Suriye’deki bu son gelişmeler, bölgedeki jeopolitik oyunun ne kadar karmaşık ve değişken olduğunu bir kez daha kanıtlıyor. Rusya, Esad’ı terk etse bile Suriye’deki varlığını ve nüfuzunu kaybetmek istemiyor. Yeni Suriye yönetimi ise, ülkenin yeniden inşası ve istikrarı için Rusya’nın desteğine ihtiyaç duyuyor. Bu durum, “düşmanımın düşmanı dostumdur” mantığının ötesinde, çıkar bazlı, gerçekçi bir siyasetin sahneye çıktığını gösteriyor.

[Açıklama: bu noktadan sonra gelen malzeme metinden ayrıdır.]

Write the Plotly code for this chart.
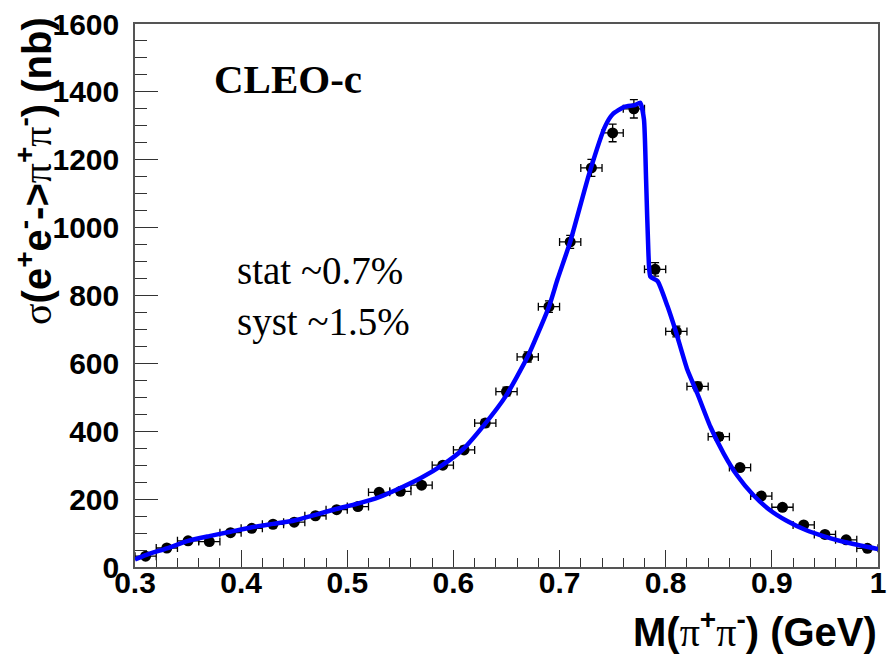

Bu yeni ittifakın Suriye’nin geleceğini nasıl şekillendireceğini, ülkenin yeniden yapılanma sürecinde ne kadar etkili olacağını ve bölgedeki diğer güçlerin (ABD, Türkiye, İran) bu duruma nasıl tepki vereceğini merakla bekliyoruz. Sizce bu pragmatik yaklaşım, Suriye’ye gerçekten bir istikrar getirebilir mi?